Mr Russel also spent time with Thai "civil society" including former senator and human rights activist Jon Ungphakorn (right). In the centre is US Embassy charge d'affaires W Patrick Murphy.
Ending martial law throughout the country and removing restrictions on speech and assembly would be important steps towards a genuinely inclusive reform process which would reflect the broad diversity in the country, he said.
Regarding the reform process, Mr Russel called for a more inclusive political reform process to incorporate all components of Thai society. He insisted that only a truly inclusive reorganisation of the political system could lead to reconciliation and subsequently, long-term stability.
Mr Russel said the US administration hopes to see a political process which would reinforce the confidence of the Thai people in its government as well as judicial institutions that build confidence internationally. These moves would show that Thailand is moving towards a stable and participatory democracy.

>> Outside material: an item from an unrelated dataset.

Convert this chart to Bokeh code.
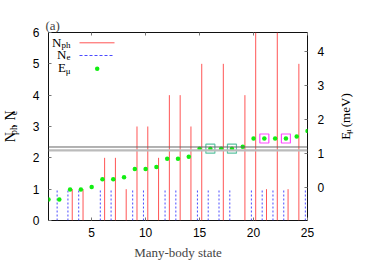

The US envoy, however, reaffirmed the nations' long-standing relations, even though they were affected by last year's coup. "Our relationship with Thailand has been challenged by the military-coup that removed a democratically-elected government eight months ago," Mr Russel said.
However, Thailand is a long-time friend and an important ally of the US and both countries have a long-standing history of broad cooperation in a wide range of issues, he said.
"We care deeply about this relationship and we care deeply about our friendship with all the Thai people," he said.
The US has a huge interest in Thailand's success, he added.
Earlier in the day, Mr Russel and Gen Tanasak, the foreign minister, held a meeting where Mr Tanasak, under instructions from Prime Minister Prayut Chan-o-cha, tried to convince the US that Thailand is on the path to democracy.
Foreign Ministry spokesman, Sek Wannamethee, said after the meeting that Gen Tanasak explained to the US envoy that martial law is still necessary to maintain peace and order. Gen Tanasak also maintained that the country is following its democratic roadmap.
"The US envoy reaffirmed the US-Thai diplomatic relationship and engagement in several issues which have received international concern such as transnational crime, terrorism and deadly epidemics," Mr Sek said.
The Foreign Ministry spokesman said the impeachment of Ms Yingluck was not discussed in the meeting.
Gen Prayut, meanwhile, played down the visit saying the US had every right to send envoys to foreign countries. He has also learned that the new US ambassador to Thailand will arrive next month. "I think the US can differentiate between what is happening here. We are still doing business together while the military drill [Cobra Gold] is on schedule," Gen Prayut said.
"We have to jointly explain the reason and necessity for the coup and why we have this government to run the country. Thailand has faced a number of political problems and protests for years. If we'd ignored the problems, the situation would worsen and more people would have lost their lives," Gen Prayut said.
Thitinan Pongsudhirak, a professor at Chulalongkorn University, said the level of US-Thai engagement remains limited amid the current political situation. "Many of the things the assistant secretary of state said are not new to us," he said.
Mr Thitinan is a frequent contributor to the Oped page, Bangkok Post.